If we like Coke and Bud, it's largely because of the way they talk, in a delightful patois composed entirely of fragments of Elizabethan English and liberal use of the word "fuck": "Fuck this, forfuckingsooth." If hearing "fuck-all" and "withal" in the same sentence fills you with glee, Adams has more linguistic treats for you. Rozetta's speech is riddled with truncated malapropisms that seem not to be unique to her but rather the way the language has become mangled over time into a colorful pidgin. Though the loquacious Zetta does most of the talking, when Dog talks he speaks in proper English, which only highlights the fact that there's nothing particularly canine about him, and that he wouldn't have picked such an ill-fitting lot in life if he weren't hiding from something.

Far fonder of ten-dollar words is Vera Similitude, whose pairing with JoJo the Bald-Faced Liar provides a skewed mirror image of Zetta and Dog. Vera is an ever-so-polite carny soothsayer who is not as she seems, except insofar as she seems from the outset to be not as she seems, which turns out to be true. JoJo, on the other hand, is exactly who she seems -- a feral child, quick with a knife and always on her guard -- only exactly where she comes from is unclear.

Rami Margron is a marvel as JoJo, an extreme version of savage childishness, snarling and petulant one moment, beaming and pumping her fist in the air the next. Best of all is when JoJo recites the folk tales she's memorized, spitting them out furiously without pause, nuance, or comprehension. C. Dianne Manning conveys a nice balance of extreme politesse and breeding with naked greed and scheming as Vera. Richard Bolster's Dog is more hangdog than anything else, sullen, wary, gentle, and stubbornly determined to behave as a dog even though he's clearly nothing of the sort. Beth Donohue exudes a warm, larger-than-life presence as Zetta, a slightly mystic hippie type who holds forth on all manner of subjects she seems to know little about, but who is a lot savvier than she lets on. Eric Burns gives Coke a classic piratical combination of leering menace and juvenile gullibility, and Dave Maier's Bud comes off as an endearingly misguided yahoo who got lost on his way to the kegger.

Stewart Polt's homemade musical instruments are impressive: a banjo made from a crutch and a sardine can, saxophones built out of different lengths of plastic plumbing, vibes made from a wrench set and a big hunk of Styrofoam.
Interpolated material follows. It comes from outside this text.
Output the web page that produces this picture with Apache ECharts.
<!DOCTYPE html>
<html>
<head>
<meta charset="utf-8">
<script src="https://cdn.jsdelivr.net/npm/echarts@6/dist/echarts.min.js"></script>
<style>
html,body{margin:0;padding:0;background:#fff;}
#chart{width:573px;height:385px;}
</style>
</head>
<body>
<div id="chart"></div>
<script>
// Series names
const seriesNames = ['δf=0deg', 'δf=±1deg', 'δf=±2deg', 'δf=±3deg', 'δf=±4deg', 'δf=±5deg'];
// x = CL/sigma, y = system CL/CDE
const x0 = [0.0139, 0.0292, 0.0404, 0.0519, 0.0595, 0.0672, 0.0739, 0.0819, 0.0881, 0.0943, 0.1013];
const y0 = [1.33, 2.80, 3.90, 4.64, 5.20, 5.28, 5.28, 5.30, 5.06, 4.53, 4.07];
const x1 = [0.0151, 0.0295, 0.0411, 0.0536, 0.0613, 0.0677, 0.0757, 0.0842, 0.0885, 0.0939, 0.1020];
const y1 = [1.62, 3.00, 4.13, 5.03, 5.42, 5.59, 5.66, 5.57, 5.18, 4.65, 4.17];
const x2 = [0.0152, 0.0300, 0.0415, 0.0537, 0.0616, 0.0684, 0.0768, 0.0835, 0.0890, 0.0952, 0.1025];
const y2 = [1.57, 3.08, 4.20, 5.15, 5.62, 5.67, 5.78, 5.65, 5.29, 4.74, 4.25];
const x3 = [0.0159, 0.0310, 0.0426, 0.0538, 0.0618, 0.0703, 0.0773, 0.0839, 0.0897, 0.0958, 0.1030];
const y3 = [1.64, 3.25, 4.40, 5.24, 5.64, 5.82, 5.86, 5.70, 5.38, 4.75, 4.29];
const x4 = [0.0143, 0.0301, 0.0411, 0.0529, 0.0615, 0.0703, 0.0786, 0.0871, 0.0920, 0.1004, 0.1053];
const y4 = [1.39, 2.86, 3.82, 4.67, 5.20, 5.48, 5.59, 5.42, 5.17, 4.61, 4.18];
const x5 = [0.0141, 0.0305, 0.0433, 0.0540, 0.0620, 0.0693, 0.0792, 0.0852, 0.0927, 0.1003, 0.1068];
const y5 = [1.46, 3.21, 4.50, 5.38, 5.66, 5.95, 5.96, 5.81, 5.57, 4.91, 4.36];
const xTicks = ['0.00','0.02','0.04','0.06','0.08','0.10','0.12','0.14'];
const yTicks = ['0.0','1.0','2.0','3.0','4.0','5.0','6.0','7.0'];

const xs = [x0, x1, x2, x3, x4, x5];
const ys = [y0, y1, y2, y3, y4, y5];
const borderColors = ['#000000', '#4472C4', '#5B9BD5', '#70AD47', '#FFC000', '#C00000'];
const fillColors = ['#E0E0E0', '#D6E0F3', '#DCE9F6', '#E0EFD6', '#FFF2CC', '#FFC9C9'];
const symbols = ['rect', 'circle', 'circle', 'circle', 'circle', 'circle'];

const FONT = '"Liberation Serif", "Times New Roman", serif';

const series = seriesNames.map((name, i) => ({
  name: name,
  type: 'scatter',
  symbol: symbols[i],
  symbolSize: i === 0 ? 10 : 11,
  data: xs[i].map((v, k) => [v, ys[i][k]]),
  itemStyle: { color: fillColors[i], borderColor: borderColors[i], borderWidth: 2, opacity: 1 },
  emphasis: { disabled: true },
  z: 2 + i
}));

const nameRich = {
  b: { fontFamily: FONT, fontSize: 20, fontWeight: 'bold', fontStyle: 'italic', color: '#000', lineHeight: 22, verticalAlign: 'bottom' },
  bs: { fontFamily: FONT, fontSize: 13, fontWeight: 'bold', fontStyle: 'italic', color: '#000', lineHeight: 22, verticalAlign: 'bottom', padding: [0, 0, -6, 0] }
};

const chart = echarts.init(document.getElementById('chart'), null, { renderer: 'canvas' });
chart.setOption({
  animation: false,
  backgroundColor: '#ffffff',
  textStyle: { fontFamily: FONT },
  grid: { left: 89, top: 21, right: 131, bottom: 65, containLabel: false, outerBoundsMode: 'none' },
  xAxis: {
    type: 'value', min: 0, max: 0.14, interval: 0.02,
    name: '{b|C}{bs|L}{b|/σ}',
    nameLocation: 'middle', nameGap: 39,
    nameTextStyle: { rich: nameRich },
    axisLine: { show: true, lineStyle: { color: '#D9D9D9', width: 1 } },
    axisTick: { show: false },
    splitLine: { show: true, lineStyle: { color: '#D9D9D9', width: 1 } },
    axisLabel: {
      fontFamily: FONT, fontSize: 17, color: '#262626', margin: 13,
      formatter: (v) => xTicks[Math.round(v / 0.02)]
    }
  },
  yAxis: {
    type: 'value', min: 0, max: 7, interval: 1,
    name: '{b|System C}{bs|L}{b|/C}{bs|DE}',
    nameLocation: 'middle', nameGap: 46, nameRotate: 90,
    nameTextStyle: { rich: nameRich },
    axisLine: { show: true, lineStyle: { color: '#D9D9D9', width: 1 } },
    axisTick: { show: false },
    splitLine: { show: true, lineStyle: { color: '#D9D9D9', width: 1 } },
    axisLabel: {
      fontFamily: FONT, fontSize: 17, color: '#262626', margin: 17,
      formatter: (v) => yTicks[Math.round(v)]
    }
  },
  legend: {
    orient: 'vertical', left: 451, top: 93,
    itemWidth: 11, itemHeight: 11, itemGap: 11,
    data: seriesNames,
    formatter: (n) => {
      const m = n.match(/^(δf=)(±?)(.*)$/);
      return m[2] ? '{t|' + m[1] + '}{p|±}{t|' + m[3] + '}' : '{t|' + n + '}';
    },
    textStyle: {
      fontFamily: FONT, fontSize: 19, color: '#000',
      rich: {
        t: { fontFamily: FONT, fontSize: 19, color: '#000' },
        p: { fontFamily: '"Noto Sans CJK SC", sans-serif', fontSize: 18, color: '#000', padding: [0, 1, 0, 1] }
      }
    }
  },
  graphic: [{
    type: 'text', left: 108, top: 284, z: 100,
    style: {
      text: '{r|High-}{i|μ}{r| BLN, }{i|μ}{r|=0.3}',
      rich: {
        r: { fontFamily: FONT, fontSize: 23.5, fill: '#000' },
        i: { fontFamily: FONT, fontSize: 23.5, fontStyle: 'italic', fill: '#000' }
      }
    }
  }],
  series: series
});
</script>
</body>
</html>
The songs themselves are less so. Vera does a decent parody of Marlene Dietrich in a German cabaret number, and Zetta delivers a sultry junkyard blues toward the end, but the songs that crop up the most start to wear out their welcome after a while. Dog and Zetta's favorites are wispy little folk tunes peppered with amiable gibberish, one of them reminiscent of a song from Twelfth Night.

What's downright brilliant is the Mortality Play, the play-within-a-play that every vaudevillian in this world knows by heart. It's beautifully bastardized, opening with a quasi-Shakespearean speech borrowing liberally from A Midsummer Night's Dream and then launching into Adam and Eve doing a "who's on first" routine about the Darwinian origin of species with healthy chunks of the Bible, The Honeymooners, and classic vaudeville and burlesque routines thrown in for good measure. There are other such moments of fractured folk culture, as when everyone sings the classic spiritual "Sing Yo, Street Harriet," but the Mortality Play is a wonder.

The plot's pretty simple when it comes right down to it -- secrets are revealed, dangers brew and bruise, and the expected array of unexpected developments develop -- and as dystopian visions of the future go, this one is very vague. We don't know why winter turns to summer in a single thunderclap, nor how the Lost Boys wound up running around talking like Ren Faire workers gone bad (which is redundant, come to think of it), and it's no doubt for the best that Adams didn't get bogged down in explaining these conceits. As Zetta says at one point, we "don't need the narrative pedigree and filigree and hoohah, hey?" You've seen one postapocalyptic wasteland, you've seen 'em all, and though Adams walks a fine line, she manages for the most part not to fall into the overly familiar. The genius of this play is not in its tense and imperfect future but in the devilish details, and most of all in the words. In the beginning was the word, after all, and in the end it justifies the meaning.